§ **What to work on**
Everything from the line with "Give me the" through the line with "y_ticks = [0, 1, 2, 3, 4, 5]", inclusive, should be repeated exactly, except the pictures.

===== Data listing

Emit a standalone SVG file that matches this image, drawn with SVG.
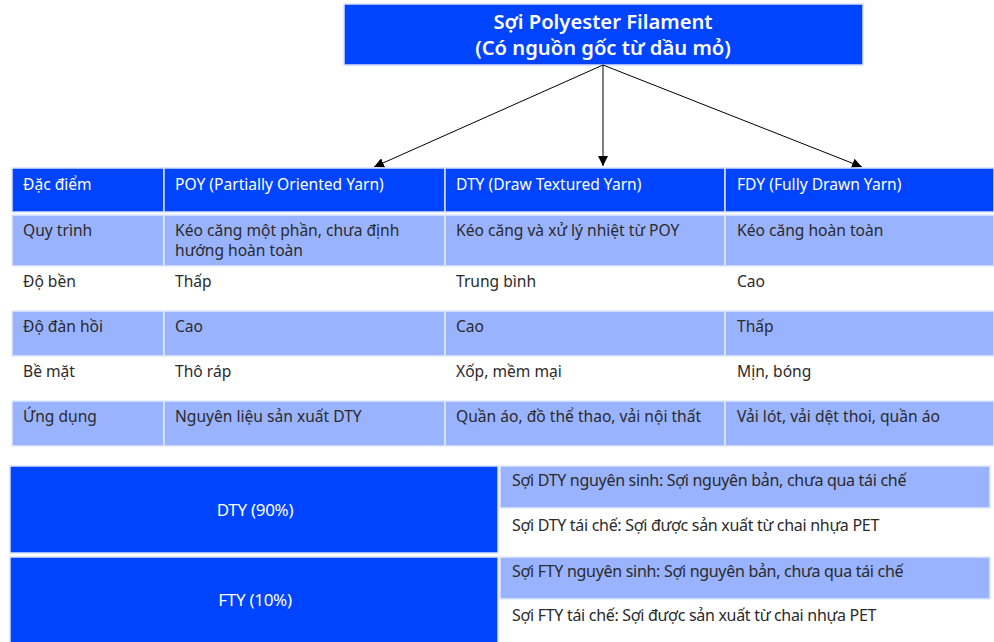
<svg xmlns="http://www.w3.org/2000/svg" width="994" height="642" viewBox="0 0 994 642">
<defs>
<style>
.dk{fill:#0044ff;stroke:#d6e0ff;stroke-width:1.5}
.lt{fill:#99b3ff;stroke:#e2e9ff;stroke-width:1.5}
.t{font-family:"Noto Sans","Open Sans",sans-serif;font-size:15.6px;fill:#2a2a2a}
.tw{font-family:"Noto Sans","Open Sans",sans-serif;font-size:15.6px;fill:#ffffff}
.ti{font-family:"Noto Sans","Open Sans",sans-serif;font-size:20.2px;font-weight:600;fill:#ffffff}
.b{font-family:"Noto Sans","Open Sans",sans-serif;font-size:16px;fill:#2a2a2a;letter-spacing:-0.3px}
.bw{font-family:"Noto Sans","Open Sans",sans-serif;font-size:17px;fill:#ffffff;letter-spacing:-0.3px}
.ln{stroke:#000;stroke-width:1;fill:none}
</style>
<marker id="ah" viewBox="0 0 10 10" refX="10" refY="5" markerWidth="10" markerHeight="10" markerUnits="userSpaceOnUse" orient="auto">
<path d="M0,0 L10,5 L0,10 z" fill="#000"/>
</marker>
</defs>
<rect width="994" height="642" fill="#ffffff"/>

<g id="root">
<rect class="dk" x="344" y="4" width="519" height="61" stroke="none"/>
<text class="ti" x="603" y="29" text-anchor="middle">Sợi Polyester Filament</text>
<text class="ti" x="603" y="55" text-anchor="middle">(Có nguồn gốc từ dầu mỏ)</text>
</g>

<g id="connectors">
<line class="ln" x1="603" y1="65" x2="374" y2="167" marker-end="url(#ah)"/>
<line class="ln" x1="603" y1="65" x2="603" y2="166" marker-end="url(#ah)"/>
<line class="ln" x1="603" y1="65" x2="862" y2="167" marker-end="url(#ah)"/>
</g>

<g id="table">
<g id="header">
<rect class="dk" x="12" y="168" width="152" height="44"/>
<rect class="dk" x="164" y="168" width="281" height="44"/>
<rect class="dk" x="445" y="168" width="280" height="44"/>
<rect class="dk" x="725" y="168" width="269" height="44"/>
<text class="tw" x="23" y="190">Đặc điểm</text>
<text class="tw" x="175" y="190">POY (Partially Oriented Yarn)</text>
<text class="tw" x="456" y="190">DTY (Draw Textured Yarn)</text>
<text class="tw" x="737" y="190">FDY (Fully Drawn Yarn)</text>
</g>
<g id="row-quy-trinh">
<rect class="lt" x="12" y="215" width="152" height="51"/>
<rect class="lt" x="164" y="215" width="281" height="51"/>
<rect class="lt" x="445" y="215" width="280" height="51"/>
<rect class="lt" x="725" y="215" width="269" height="51"/>
<text class="t" x="23" y="236">Quy trình</text>
<text class="t" x="175" y="236">Kéo căng một phần, chưa định</text>
<text class="t" x="175" y="256">hướng hoàn toàn</text>
<text class="t" x="456" y="236">Kéo căng và xử lý nhiệt từ POY</text>
<text class="t" x="737" y="236">Kéo căng hoàn toàn</text>
</g>
<g id="row-do-ben">
<text class="t" x="23" y="287">Độ bền</text>
<text class="t" x="175" y="287">Thấp</text>
<text class="t" x="456" y="287">Trung bình</text>
<text class="t" x="737" y="287">Cao</text>
</g>
<g id="row-do-dan-hoi">
<rect class="lt" x="12" y="311" width="152" height="45"/>
<rect class="lt" x="164" y="311" width="281" height="45"/>
<rect class="lt" x="445" y="311" width="280" height="45"/>
<rect class="lt" x="725" y="311" width="269" height="45"/>
<text class="t" x="23" y="332">Độ đàn hồi</text>
<text class="t" x="175" y="332">Cao</text>
<text class="t" x="456" y="332">Cao</text>
<text class="t" x="737" y="332">Thấp</text>
</g>
<g id="row-be-mat">
<text class="t" x="23" y="377">Bề mặt</text>
<text class="t" x="175" y="377">Thô ráp</text>
<text class="t" x="456" y="377">Xốp, mềm mại</text>
<text class="t" x="737" y="377">Mịn, bóng</text>
</g>
<g id="row-ung-dung">
<rect class="lt" x="12" y="401" width="152" height="45"/>
<rect class="lt" x="164" y="401" width="281" height="45"/>
<rect class="lt" x="445" y="401" width="280" height="45"/>
<rect class="lt" x="725" y="401" width="269" height="45"/>
<text class="t" x="23" y="422">Ứng dụng</text>
<text class="t" x="175" y="422">Nguyên liệu sản xuất DTY</text>
<text class="t" x="456" y="422">Quần áo, đồ thể thao, vải nội thất</text>
<text class="t" x="737" y="422">Vải lót, vải dệt thoi, quần áo</text>
</g>
</g>

<g id="dty">
<rect class="dk" x="10" y="466" width="488" height="87"/>
<text class="bw" x="255" y="516" text-anchor="middle">DTY (90%)</text>
</g>
<g id="dty-nguyen-sinh">
<rect class="lt" x="500" y="466" width="490" height="42"/>
<text class="b" x="512" y="486">Sợi DTY nguyên sinh: Sợi nguyên bản, chưa qua tái chế</text>
</g>
<g id="dty-tai-che">
<text class="b" x="512" y="531">Sợi DTY tái chế: Sợi được sản xuất từ chai nhựa PET</text>
</g>
<g id="fty">
<rect class="dk" x="10" y="557" width="488" height="90"/>
<text class="bw" x="255" y="606" text-anchor="middle">FTY (10%)</text>
</g>
<g id="fty-nguyen-sinh">
<rect class="lt" x="500" y="557" width="490" height="42"/>
<text class="b" x="512" y="577">Sợi FTY nguyên sinh: Sợi nguyên bản, chưa qua tái chế</text>
</g>
<g id="fty-tai-che">
<text class="b" x="512" y="621">Sợi FTY tái chế: Sợi được sản xuất từ chai nhựa PET</text>
</g>
</svg>
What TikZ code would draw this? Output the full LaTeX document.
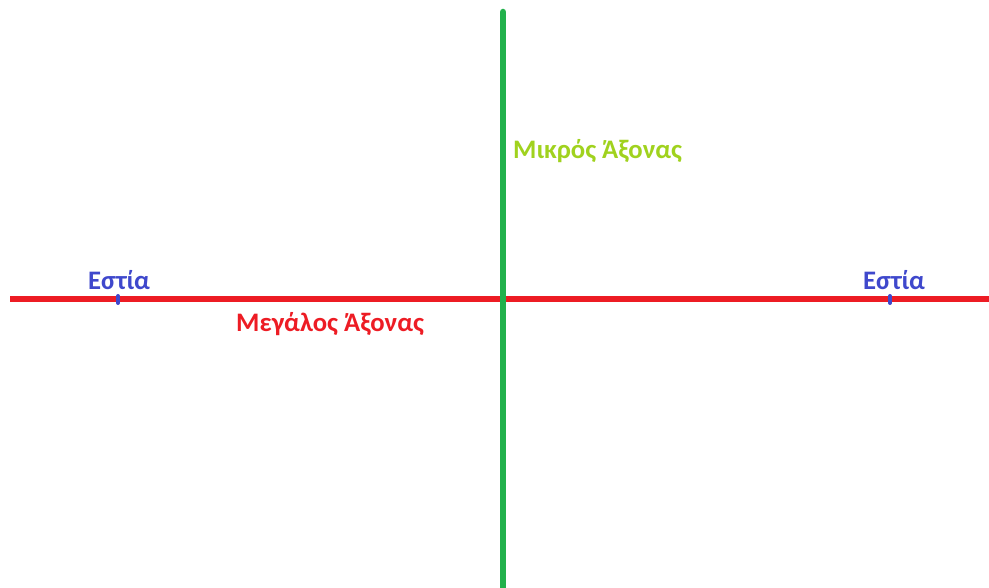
\documentclass[tikz,border=0pt]{standalone}
\usepackage{fontspec}
\setmainfont{Carlito}
\definecolor{paintred}{RGB}{237,28,36}
\definecolor{paintgreen}{RGB}{34,177,76}
\definecolor{lblgreen}{RGB}{160,210,30}
\definecolor{focusblue}{RGB}{63,72,204}
\begin{document}
\begin{tikzpicture}[x=1pt,y=-1pt,
  axisline/.style={line width=6.5pt},
  lbl/.style={font=\bfseries\fontsize{26.7}{26.7}\selectfont, inner sep=0pt, anchor=base west},
  focusmark/.style={line width=4pt, focusblue, line cap=round}]
\useasboundingbox (0,0) rectangle (989,588);
\coordinate (rl) at (10,299);
\coordinate (rr) at (989,299);
\coordinate (gt) at (503,12);
\coordinate (gb) at (503,588);
\draw[axisline, paintred] (rl) -- (rr);
\draw[axisline, paintgreen, line cap=round] (gt) -- (gb);
\coordinate (f1a) at (118,296);
\coordinate (f1b) at (118,303);
\coordinate (f2a) at (890,296);
\coordinate (f2b) at (890,303);
\draw[focusmark] (f1a) -- (f1b);
\draw[focusmark] (f2a) -- (f2b);
\node[lbl, text=focusblue] (e1) at (88,290) {Εστία};
\node[lbl, text=focusblue] (e2) at (863,290) {Εστία};
\node[lbl, text=lblgreen] (mk) at (513,159) {Μικρός Άξονας};
\node[lbl, text=paintred] (mg) at (236,332) {Μεγάλος Άξονας};
\end{tikzpicture}
\end{document}
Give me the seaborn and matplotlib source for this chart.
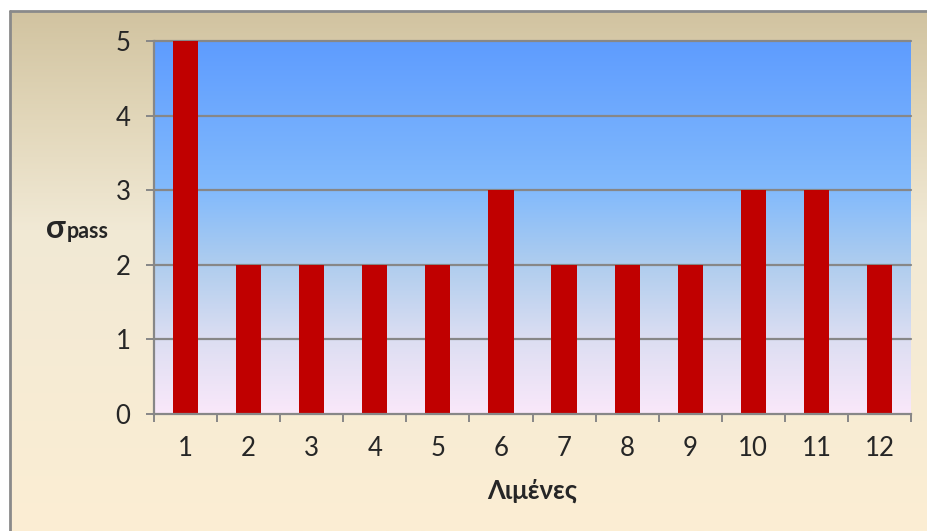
import numpy as np
import pandas as pd
import matplotlib
matplotlib.use("Agg")
import matplotlib.pyplot as plt
from matplotlib.lines import Line2D
import seaborn as sns

# Data
ports = [str(i) for i in range(1, 13)]
sigma_pass = [5, 2, 2, 2, 2, 3, 2, 2, 2, 3, 3, 2]
y_ticks = [0, 1, 2, 3, 4, 5]

sns.set_theme(style="white")
plt.rcParams['font.family'] = ['Lato', 'Open Sans', 'DejaVu Sans']

W, H = 927, 531
fig = plt.figure(figsize=(W / 100, H / 100), dpi=100)
fig.patch.set_facecolor('white')


def vertical_gradient(stops, n=400):
    """stops: list of (pos 0..1 from top, (r,g,b)) -> (n,1,3) image array."""
    pos = np.array([s[0] for s in stops])
    cols = np.array([s[1] for s in stops], dtype=float) / 255.0
    t = np.linspace(0, 1, n)
    img = np.stack([np.interp(t, pos, cols[:, k]) for k in range(3)], axis=-1)
    return img[:, None, :]


# Outer chart panel with warm gradient
panel_top = 11
bg = fig.add_axes([10 / W, 0, 1 - 10 / W, (H - panel_top) / H])
panel = vertical_gradient([
    (0.00, (209, 195, 160)),
    (0.21, (226, 215, 186)),
    (0.42, (241, 233, 213)),
    (1.00, (252, 238, 211)),
])
bg.imshow(panel, aspect='auto', extent=[0, 1, 0, 1], origin='upper')
bg.set_xlim(0, 1)
bg.set_ylim(0, 1)
bg.set_axis_off()
border = '#8a8a8a'
fig.add_artist(Line2D([10 / W, 10 / W], [0, (H - panel_top) / H], color=border, lw=2))
fig.add_artist(Line2D([10 / W, 1], [(H - panel_top) / H] * 2, color=border, lw=2))

# Plot area
ax = fig.add_axes([154 / W, 1 - 414 / H, (911 - 154) / W, 373 / H])
plot_bg = vertical_gradient([
    (0.00, (94, 156, 255)),
    (0.40, (130, 186, 252)),
    (0.60, (175, 205, 238)),
    (0.80, (220, 222, 242)),
    (1.00, (250, 232, 250)),
])
ax.imshow(plot_bg, aspect='auto', extent=[-0.5, 11.5, 0, 5], origin='upper', zorder=0)

df = pd.DataFrame({'port': ports, 'sigma': sigma_pass})
sns.barplot(data=df, x='port', y='sigma', color='#C00000', saturation=1,
            width=0.4, ax=ax, zorder=3, edgecolor='none')

ax.set_xlim(-0.5, 11.5)
ax.set_ylim(0, 5)
ax.set_xlabel('')
ax.set_ylabel('')

grid_c = '#878787'
for y in y_ticks[1:]:
    ax.axhline(y, color=grid_c, lw=1.6, zorder=1, clip_on=False)

for s in ['top', 'right']:
    ax.spines[s].set_visible(False)
for s in ['left', 'bottom']:
    ax.spines[s].set_color(grid_c)
    ax.spines[s].set_linewidth(1.6)
    ax.spines[s].set_zorder(4)

tick_fs = 18.5
ax.set_yticks(y_ticks)
ax.set_yticklabels([str(v) for v in y_ticks])
ax.tick_params(axis='y', direction='out', length=6, width=1.4, color=grid_c,
               labelsize=tick_fs, pad=11, left=True)

# Ticks at category boundaries, labels at category centres
ax.set_xticks(np.arange(-0.5, 12, 1))
ax.set_xticklabels([''] * 13)
ax.set_xticks(np.arange(12), minor=True)
ax.set_xticklabels(ports, minor=True)
ax.tick_params(axis='x', which='major', direction='out', length=6, width=1.4,
               color=grid_c, bottom=True)
ax.tick_params(axis='x', which='minor', length=0, labelsize=tick_fs, pad=16)

# Axis titles
fig.text(532 / W, 1 - 491 / H, 'Λιμένες', ha='center', va='center',
         fontsize=18.5, fontweight='bold')
sig = fig.text(46 / W, 1 - 238 / H, 'σ', ha='left', va='baseline',
               fontsize=23, fontweight='bold')
renderer = fig.canvas.get_renderer()
sig_box = sig.get_window_extent(renderer)
fig.text(sig_box.x1 / W + 1 / W, 1 - 238 / H, 'pass', ha='left', va='baseline',
         fontsize=15.5, fontweight='bold')

fig.savefig('out.png', dpi=100)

==========

§ **The result**
Give me the seaborn and matplotlib source for this chart.
import numpy as np
import pandas as pd
import matplotlib
matplotlib.use("Agg")
import matplotlib.pyplot as plt
from matplotlib.lines import Line2D
import seaborn as sns

# Data
ports = [str(i) for i in range(1, 13)]
sigma_pass = [5, 2, 2, 2, 2, 3, 2, 2, 2, 3, 3, 2]
y_ticks = [0, 1, 2, 3, 4, 5]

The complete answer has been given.